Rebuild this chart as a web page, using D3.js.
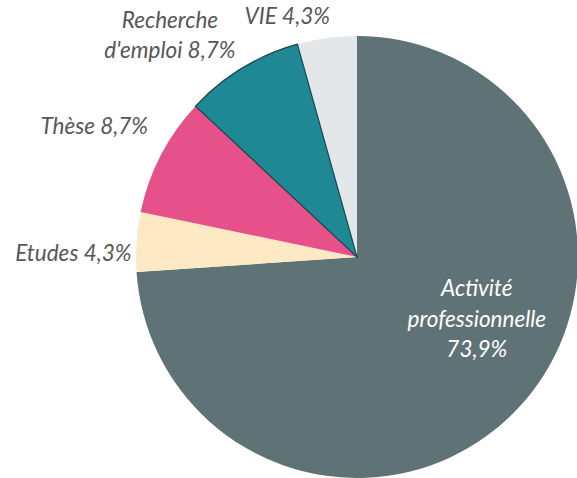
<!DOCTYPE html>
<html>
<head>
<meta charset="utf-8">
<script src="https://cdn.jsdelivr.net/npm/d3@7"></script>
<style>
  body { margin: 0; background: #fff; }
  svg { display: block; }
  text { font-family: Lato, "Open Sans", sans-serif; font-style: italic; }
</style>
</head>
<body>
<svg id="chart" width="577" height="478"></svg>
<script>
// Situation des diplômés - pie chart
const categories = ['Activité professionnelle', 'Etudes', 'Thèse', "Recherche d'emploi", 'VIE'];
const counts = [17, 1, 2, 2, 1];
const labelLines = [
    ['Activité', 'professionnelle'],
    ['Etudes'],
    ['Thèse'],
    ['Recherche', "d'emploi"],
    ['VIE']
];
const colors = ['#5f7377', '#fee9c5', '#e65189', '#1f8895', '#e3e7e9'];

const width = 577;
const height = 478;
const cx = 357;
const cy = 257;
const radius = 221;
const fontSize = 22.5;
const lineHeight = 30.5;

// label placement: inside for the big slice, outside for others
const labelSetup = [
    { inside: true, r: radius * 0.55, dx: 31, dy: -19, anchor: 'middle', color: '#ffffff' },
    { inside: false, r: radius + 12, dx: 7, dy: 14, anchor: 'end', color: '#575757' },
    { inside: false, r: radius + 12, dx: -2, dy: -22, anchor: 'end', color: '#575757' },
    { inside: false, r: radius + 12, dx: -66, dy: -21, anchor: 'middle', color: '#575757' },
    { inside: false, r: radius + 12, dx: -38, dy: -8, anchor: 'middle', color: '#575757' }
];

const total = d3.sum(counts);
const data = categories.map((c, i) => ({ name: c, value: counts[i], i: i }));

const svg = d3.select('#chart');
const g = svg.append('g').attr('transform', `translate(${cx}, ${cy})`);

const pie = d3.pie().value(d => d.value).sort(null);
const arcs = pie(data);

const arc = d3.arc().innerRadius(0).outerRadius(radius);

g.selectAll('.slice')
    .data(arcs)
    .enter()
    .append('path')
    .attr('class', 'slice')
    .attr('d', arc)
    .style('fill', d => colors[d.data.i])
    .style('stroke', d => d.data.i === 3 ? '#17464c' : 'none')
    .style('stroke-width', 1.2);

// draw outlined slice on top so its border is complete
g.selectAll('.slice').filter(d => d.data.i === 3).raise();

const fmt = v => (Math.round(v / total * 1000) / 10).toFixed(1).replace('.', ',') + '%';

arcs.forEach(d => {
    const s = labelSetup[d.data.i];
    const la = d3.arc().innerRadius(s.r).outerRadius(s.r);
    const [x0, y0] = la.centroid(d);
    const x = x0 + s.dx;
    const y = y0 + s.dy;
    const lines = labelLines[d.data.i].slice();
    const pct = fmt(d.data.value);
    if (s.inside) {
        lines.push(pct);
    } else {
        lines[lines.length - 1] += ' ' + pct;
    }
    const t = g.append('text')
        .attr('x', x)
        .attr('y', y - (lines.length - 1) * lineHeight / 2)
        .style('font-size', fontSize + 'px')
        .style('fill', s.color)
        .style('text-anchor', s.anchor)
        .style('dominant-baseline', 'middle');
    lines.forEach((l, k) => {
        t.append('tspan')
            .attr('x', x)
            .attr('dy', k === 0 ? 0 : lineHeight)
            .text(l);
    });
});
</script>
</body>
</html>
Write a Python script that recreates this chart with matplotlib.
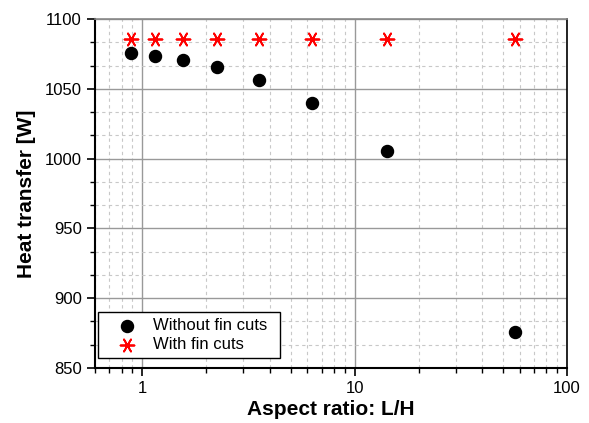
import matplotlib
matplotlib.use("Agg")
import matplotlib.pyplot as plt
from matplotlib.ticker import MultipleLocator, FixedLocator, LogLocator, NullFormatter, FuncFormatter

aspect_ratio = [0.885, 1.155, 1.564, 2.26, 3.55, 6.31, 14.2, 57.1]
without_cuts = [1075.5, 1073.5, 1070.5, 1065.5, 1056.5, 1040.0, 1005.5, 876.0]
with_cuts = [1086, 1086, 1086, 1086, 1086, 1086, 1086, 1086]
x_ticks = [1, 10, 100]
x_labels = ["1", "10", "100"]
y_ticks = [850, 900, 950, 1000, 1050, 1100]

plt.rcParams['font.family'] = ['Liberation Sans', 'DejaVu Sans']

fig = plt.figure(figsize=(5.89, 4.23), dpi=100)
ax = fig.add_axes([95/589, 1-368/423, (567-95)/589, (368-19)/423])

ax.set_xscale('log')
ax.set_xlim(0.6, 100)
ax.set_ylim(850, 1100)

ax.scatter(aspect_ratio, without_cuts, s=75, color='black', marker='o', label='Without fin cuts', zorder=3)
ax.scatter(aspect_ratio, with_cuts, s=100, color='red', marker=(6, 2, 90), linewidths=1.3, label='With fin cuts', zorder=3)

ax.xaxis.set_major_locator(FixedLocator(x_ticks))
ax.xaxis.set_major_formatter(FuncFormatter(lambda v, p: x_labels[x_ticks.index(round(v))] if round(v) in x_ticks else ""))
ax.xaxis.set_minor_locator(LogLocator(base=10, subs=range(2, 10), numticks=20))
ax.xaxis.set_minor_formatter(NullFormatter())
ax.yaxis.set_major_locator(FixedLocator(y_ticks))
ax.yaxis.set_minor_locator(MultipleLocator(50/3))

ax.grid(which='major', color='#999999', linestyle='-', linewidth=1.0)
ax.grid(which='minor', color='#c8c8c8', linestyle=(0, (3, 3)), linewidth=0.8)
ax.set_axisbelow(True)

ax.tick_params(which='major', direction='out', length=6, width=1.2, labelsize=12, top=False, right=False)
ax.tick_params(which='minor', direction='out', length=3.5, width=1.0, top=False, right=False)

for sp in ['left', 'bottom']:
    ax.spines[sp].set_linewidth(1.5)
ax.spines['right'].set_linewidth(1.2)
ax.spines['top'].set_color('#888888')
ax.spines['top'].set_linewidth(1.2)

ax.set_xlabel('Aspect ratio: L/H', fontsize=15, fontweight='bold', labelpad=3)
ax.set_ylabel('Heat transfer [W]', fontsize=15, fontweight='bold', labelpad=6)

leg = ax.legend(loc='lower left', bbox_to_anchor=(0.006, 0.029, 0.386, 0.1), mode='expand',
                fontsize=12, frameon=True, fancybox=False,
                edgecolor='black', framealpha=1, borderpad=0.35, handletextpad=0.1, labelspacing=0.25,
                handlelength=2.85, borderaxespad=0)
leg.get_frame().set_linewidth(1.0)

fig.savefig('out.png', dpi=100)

-------

## What the task asks
Only the lines from the start of the records to the one containing "const lineHeight = 30.5;" should be repeated, exactly and with both ends kept; drop any pictures.

## Task output
Rebuild this chart as a web page, using D3.js.
<!DOCTYPE html>
<html>
<head>
<meta charset="utf-8">
<script src="https://cdn.jsdelivr.net/npm/d3@7"></script>
<style>
  body { margin: 0; background: #fff; }
  svg { display: block; }
  text { font-family: Lato, "Open Sans", sans-serif; font-style: italic; }
</style>
</head>
<body>
<svg id="chart" width="577" height="478"></svg>
<script>
// Situation des diplômés - pie chart
const categories = ['Activité professionnelle', 'Etudes', 'Thèse', "Recherche d'emploi", 'VIE'];
const counts = [17, 1, 2, 2, 1];
const labelLines = [
    ['Activité', 'professionnelle'],
    ['Etudes'],
    ['Thèse'],
    ['Recherche', "d'emploi"],
    ['VIE']
];
const colors = ['#5f7377', '#fee9c5', '#e65189', '#1f8895', '#e3e7e9'];

const width = 577;
const height = 478;
const cx = 357;
const cy = 257;
const radius = 221;
const fontSize = 22.5;
const lineHeight = 30.5;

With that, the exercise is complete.